As the crisis in Hong Kong turns from bad to worse, speculations abound as to whether citizens of the troubled Chinese island are using cryptocurrency to subvert monetary difficulties. What started as civil unrest quickly escalated into the worst economic crisis that the country has seen since 2008.
The largely politically-driven economic instability has caused many experts to lament that there is no fix for the situation in the short-term. Paul Chan Mo-Po, Hong Kong’s Financial Secretary, stated that the $2.4 billion of aid that the country is scheduled to receive will only boost the local economy by 0.3%. Chan’s team also downgraded Hong Kong’s GDP forecast for 2019 to somewhere between 0% and 1%, down from an expected 2% to 3%.
At the same time, Hong Kong has seen an immense spike in the volume of Bitcoin transactions. The all-time-high demand for BTC coincided with a massive cash crunch in the country that has rendered many citizens unable to withdraw their money from ATMs and banks.
Although some doubt that the all-time-high BTC trading volume came as a result of the distressing political situation, it’s difficult to ignore the parallels between the spike in September’s transactions and the increase in trading volume from a few months earlier.
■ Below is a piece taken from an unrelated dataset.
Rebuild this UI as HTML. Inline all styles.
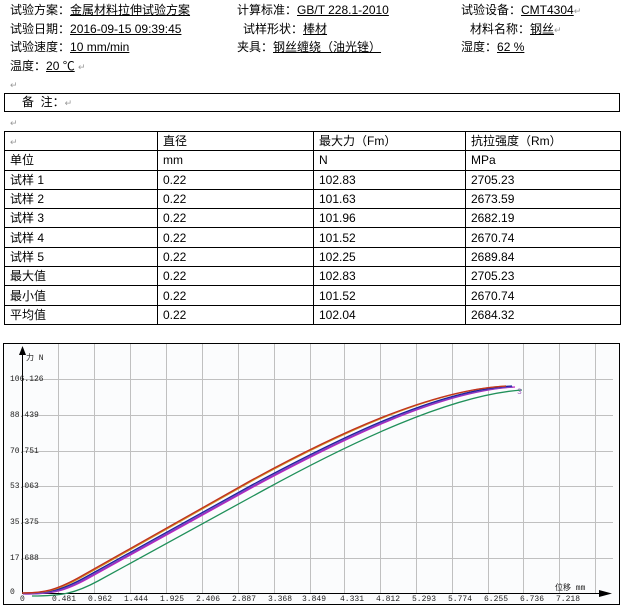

In June, a somewhat smaller spike in crypto demand occurred right as protesters began flocking the streets to oppose the mainland criminal extradition bill, which was interpreted as a way for China to suppress dissent in its surrounding regions.
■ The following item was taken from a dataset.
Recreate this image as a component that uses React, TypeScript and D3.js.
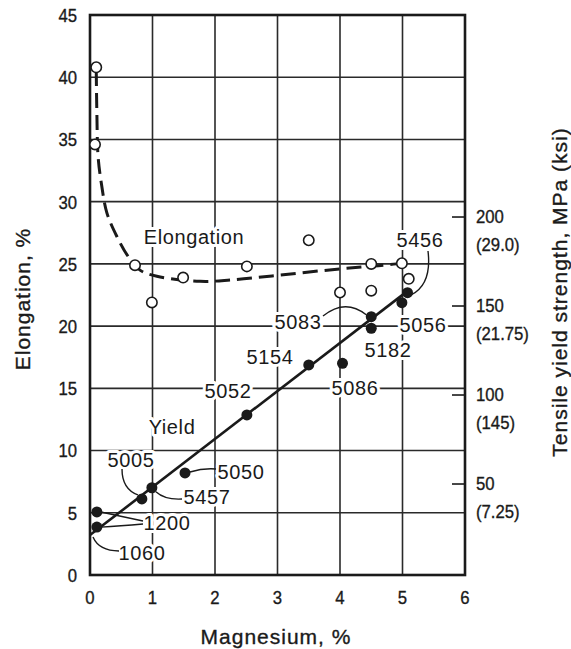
import React from 'react';
import * as d3 from 'd3';

const W = 571;
const H = 649;

// axis ticks
const xTicks = [0, 1, 2, 3, 4, 5, 6];
const yTicks = [0, 5, 10, 15, 20, 25, 30, 35, 40, 45];
const mpaTicks = [50, 100, 150, 200];
const ksiLabels = ['(7.25)', '(145)', '(21.75)', '(29.0)'];

// elongation (open circles)
const elongMg = [0.1, 0.08, 0.72, 0.99, 1.49, 2.51, 3.5, 4.0, 4.5, 4.5, 4.99, 5.1];
const elongPct = [40.8, 34.6, 24.9, 21.9, 23.9, 24.8, 26.9, 22.7, 25.0, 22.85, 25.05, 23.8];

// elongation trend curve (dashed)
const curveMg = [0.1, 0.11, 0.13, 0.19, 0.27, 0.43, 0.61, 0.8, 1.07, 1.76, 2.24, 3.04, 4.0, 4.48, 4.9, 5.0];
const curvePct = [40.5, 37.1, 33.6, 31.2, 29.1, 27.2, 25.6, 24.5, 24.0, 23.6, 23.7, 24.1, 24.6, 24.8, 25.0, 25.1];

// yield strength (filled circles), MPa
const yieldMg = [0.11, 0.11, 0.83, 0.99, 1.52, 2.51, 3.5, 4.04, 4.5, 4.5, 4.99, 5.08];
const yieldMPa = [34.3, 25.8, 41.6, 47.9, 56.2, 88.8, 116.9, 117.8, 144, 137.5, 151.9, 157.5];

// yield trend line
const yieldLineMg = [0, 5.12];
const yieldLineMPa = [21.3, 159.5];

// alloy names
const alloyNames = ['1060', '1200', '5005', '5457', '5050', '5052', '5154', '5086', '5083', '5182', '5056', '5456'];

// layout of annotation labels (px) and leader lines (px, to yield point index)
const labelPos: Record<string, [number, number]> = {
  '1060': [142, 553],
  '1200': [167, 523],
  '5005': [131, 460],
  '5457': [207, 497],
  '5050': [241, 472],
  '5052': [228, 391],
  '5154': [270, 357],
  '5086': [355, 388],
  '5083': [298, 322],
  '5182': [388, 350],
  '5056': [423, 325],
  '5456': [420, 240],
};

type Leader = { target: number; from: [number, number]; ctrl: [number, number]; dx: number; dy: number };
const leaders: Leader[] = [
  { target: -1, from: [119, 551], ctrl: [99, 551], dx: 3, dy: 2 },
  { target: 0, from: [143, 521], ctrl: [120, 516], dx: 4, dy: 0 },
  { target: 1, from: [143, 524], ctrl: [120, 526], dx: 4, dy: 0 },
  { target: 2, from: [122, 469], ctrl: [122, 489], dx: -4, dy: -4 },
  { target: 3, from: [182, 499], ctrl: [165, 500], dx: 4, dy: 4 },
  { target: 4, from: [216, 469], ctrl: [203, 468], dx: 5, dy: -1 },
  { target: 8, from: [323, 316], ctrl: [345, 298], dx: -5, dy: -2 },
  { target: 11, from: [428, 251], ctrl: [432, 284], dx: 4, dy: 2 },
];

const x = d3.scaleLinear().domain([0, 6]).range([90, 465]);
const y = d3.scaleLinear().domain([0, 45]).range([575, 15]);
const yM = d3.scaleLinear().domain([0, 313.5]).range([573, 15]);

const FONT = '"Liberation Sans", Arial, Helvetica, sans-serif';
const INK = '#1a1a1a';

export default function App() {
  const curvePath = d3
    .line<number>()
    .x((_, i) => x(curveMg[i]))
    .y((_, i) => y(curvePct[i]))
    .curve(d3.curveCatmullRom.alpha(0.5))(curveMg) as string;

  const yieldPath = d3
    .line<number>()
    .x((_, i) => x(yieldLineMg[i]))
    .y((_, i) => yM(yieldLineMPa[i]))(yieldLineMg) as string;

  const leaderPath = (l: Leader) => {
    const tx = l.target < 0 ? x(yieldLineMg[0]) : x(yieldMg[l.target]);
    const ty = l.target < 0 ? yM(yieldLineMPa[0]) : yM(yieldMPa[l.target]);
    const p = d3.path();
    p.moveTo(l.from[0], l.from[1]);
    p.quadraticCurveTo(l.ctrl[0], l.ctrl[1], tx + l.dx, ty + l.dy);
    return p.toString();
  };

  const [x0, x1] = x.range();
  const [y0, y1] = y.range();

  return (
    <svg width={W} height={H} style={{ position: 'absolute', left: 0, top: 0, background: '#fff' }} fontFamily={FONT}>
      <rect width={W} height={H} fill="#fff" />
      {/* grid */}
      <g stroke="#2a2a2a" strokeWidth={1.6}>
        {xTicks.map((t) => (
          <line key={'gx' + t} x1={x(t)} x2={x(t)} y1={y1} y2={y0} />
        ))}
        {yTicks.map((t) => (
          <line key={'gy' + t} x1={x0} x2={x1} y1={y(t)} y2={y(t)} />
        ))}
      </g>
      <rect x={x0} y={y1} width={x1 - x0} height={y0 - y1} fill="none" stroke={INK} strokeWidth={2.6} />

      {/* right axis ticks */}
      <g stroke={INK} strokeWidth={1.6}>
        {mpaTicks.map((t) => (
          <line key={'rt' + t} x1={x1 - 13} x2={x1} y1={yM(t)} y2={yM(t)} />
        ))}
      </g>

      {/* tick labels */}
      <g fill={INK} fontSize={19} stroke={INK} strokeWidth={0.35}>
        {yTicks.map((t) => (
          <text key={'yl' + t} transform={`translate(77,${y(t)}) scale(0.88,1)`} textAnchor="end" dy="0.36em">
            {t}
          </text>
        ))}
        {xTicks.map((t) => (
          <text key={'xl' + t} transform={`translate(${x(t)},${597}) scale(0.88,1)`} textAnchor="middle" dy="0.36em">
            {t}
          </text>
        ))}
        {mpaTicks.map((t, i) => (
          <g key={'rl' + t}>
            <text transform={`translate(476,${yM(t) - 1}) scale(0.88,1)`} dy="0.36em">
              {t}
            </text>
            <text transform={`translate(476,${yM(t) + 27}) scale(0.88,1)`} dy="0.36em">
              {ksiLabels[i]}
            </text>
          </g>
        ))}
      </g>

      {/* axis titles */}
      <g fill={INK} fontSize={21} letterSpacing={1} stroke={INK} strokeWidth={0.35}>
        <text x={276} y={644} textAnchor="middle">Magnesium, %</text>
        <text transform="translate(30,299) rotate(-90)" textAnchor="middle">Elongation, %</text>
        <text transform="translate(567,292) rotate(-90)" textAnchor="middle">Tensile yield strength, MPa (ksi)</text>
      </g>

      {/* annotation labels with white halo */}
      <g fill={INK} fontSize={20} letterSpacing={0.6} stroke="#fff" strokeWidth={6} paintOrder="stroke" strokeLinejoin="round">
        <text x={194} y={237} dy="0.36em" textAnchor="middle">Elongation</text>
        <text x={172} y={427} dy="0.36em" textAnchor="middle">Yield</text>
        {alloyNames.map((n) => (
          <text key={'al' + n} x={labelPos[n][0]} y={labelPos[n][1]} dy="0.36em" textAnchor="middle">
            {n}
          </text>
        ))}
      </g>

      {/* leaders */}
      <g fill="none" stroke={INK} strokeWidth={1.4}>
        {leaders.map((l, i) => (
          <path key={'ld' + i} d={leaderPath(l)} />
        ))}
      </g>

      {/* curves */}
      <path d={curvePath} fill="none" stroke={INK} strokeWidth={3} strokeDasharray="15 7" />
      <path d={yieldPath} fill="none" stroke={INK} strokeWidth={2.6} />

      {/* markers */}
      {elongMg.map((m, i) => (
        <circle key={'eo' + i} cx={x(m)} cy={y(elongPct[i])} r={5.2} fill="#fff" stroke={INK} strokeWidth={1.6} />
      ))}
      {yieldMg.map((m, i) => (
        <circle key={'yf' + i} cx={x(m)} cy={yM(yieldMPa[i])} r={5.5} fill={INK} />
      ))}
    </svg>
  );
}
Back then, analysts noted that Bitcoin allowed Hongkongers to facilitate monetary transactions without scrutiny from a potentially oppressive government. In line with other nations experiencing governmental issues, Bitcoin traded at a $160 premium in Hong Kong’s local currency compared to other countries along with a sizeable increase in volume. By August, the premium had leaped to $300 per BTC.
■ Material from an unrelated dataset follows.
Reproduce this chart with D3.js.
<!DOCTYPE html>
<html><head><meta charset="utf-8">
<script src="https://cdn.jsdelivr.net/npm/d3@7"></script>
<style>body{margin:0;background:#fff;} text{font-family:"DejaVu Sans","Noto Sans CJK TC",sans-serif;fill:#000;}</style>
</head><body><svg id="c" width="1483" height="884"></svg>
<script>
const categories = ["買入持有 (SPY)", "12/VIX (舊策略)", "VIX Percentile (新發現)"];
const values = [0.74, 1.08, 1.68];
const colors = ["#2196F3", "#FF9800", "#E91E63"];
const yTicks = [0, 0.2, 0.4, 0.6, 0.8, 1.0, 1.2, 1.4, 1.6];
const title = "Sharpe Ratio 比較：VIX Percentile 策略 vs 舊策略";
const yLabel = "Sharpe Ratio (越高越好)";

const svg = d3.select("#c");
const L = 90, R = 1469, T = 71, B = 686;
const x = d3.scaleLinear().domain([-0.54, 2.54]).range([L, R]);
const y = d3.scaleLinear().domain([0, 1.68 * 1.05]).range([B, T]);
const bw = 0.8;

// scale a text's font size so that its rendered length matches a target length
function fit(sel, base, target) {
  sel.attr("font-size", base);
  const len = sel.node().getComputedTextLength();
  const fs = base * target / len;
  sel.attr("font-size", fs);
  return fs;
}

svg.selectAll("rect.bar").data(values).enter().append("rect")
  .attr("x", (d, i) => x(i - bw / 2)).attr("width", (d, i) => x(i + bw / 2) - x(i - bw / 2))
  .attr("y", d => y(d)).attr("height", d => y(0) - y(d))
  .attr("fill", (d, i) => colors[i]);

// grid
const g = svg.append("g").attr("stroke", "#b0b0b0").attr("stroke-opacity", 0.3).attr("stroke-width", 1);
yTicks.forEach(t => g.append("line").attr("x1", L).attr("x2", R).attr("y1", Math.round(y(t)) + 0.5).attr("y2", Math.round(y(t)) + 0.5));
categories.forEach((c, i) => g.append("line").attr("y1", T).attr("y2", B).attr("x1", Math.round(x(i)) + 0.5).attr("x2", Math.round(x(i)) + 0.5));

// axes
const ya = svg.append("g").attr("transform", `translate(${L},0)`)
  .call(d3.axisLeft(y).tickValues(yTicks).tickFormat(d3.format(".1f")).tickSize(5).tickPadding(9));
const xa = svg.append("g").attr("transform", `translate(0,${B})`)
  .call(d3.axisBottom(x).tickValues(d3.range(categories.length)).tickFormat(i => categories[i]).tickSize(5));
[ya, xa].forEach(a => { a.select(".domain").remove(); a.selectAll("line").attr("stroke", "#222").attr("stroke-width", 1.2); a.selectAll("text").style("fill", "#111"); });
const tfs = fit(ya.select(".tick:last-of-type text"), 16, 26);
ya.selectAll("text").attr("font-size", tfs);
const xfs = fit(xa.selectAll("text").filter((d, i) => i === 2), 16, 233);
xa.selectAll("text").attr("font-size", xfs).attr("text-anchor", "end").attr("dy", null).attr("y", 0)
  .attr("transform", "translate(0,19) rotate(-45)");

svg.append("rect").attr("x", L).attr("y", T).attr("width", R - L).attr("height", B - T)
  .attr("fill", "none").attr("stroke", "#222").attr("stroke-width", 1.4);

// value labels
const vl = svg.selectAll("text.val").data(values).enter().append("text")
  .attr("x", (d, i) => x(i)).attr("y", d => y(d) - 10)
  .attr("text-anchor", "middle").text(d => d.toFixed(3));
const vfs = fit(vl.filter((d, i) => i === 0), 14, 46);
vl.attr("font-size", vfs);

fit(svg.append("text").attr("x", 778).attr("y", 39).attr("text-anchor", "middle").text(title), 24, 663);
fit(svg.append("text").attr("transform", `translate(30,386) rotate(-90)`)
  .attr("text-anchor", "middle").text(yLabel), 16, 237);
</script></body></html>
Now, however, citizens might be moving on from utilizing Bitcoin to bypass government restrictions to using it as a currency on its own. One proponent of this theory is Mati Greenspan, senior analyst at eToro, who noted that a record $13 million HKD was exchanged in BTC from September 21 to 28. With the added difficulty of accessing cash, Greenspan noted that Hong Kong’s residents could be treating Bitcoin as a safe haven that allows them to bypass China’s financial restrictions.
While it may be early to tell what’s causing the spikes in trading volume, the timing of the two occurrences definitely lends credence to the notion that BTC is establishing itself as a monetary alternative in Hong Kong. The stark contrast between how Hong Kong’s lawmakers treat cryptocurrencies compared to China adds further weight to this theory. Whereas China has essentially banned digital currencies and forced crypto enthusiasts underground, Hong Kong’s regulations support not only crypto investment and trading, but also allow for local crypto exchanges and ICOs.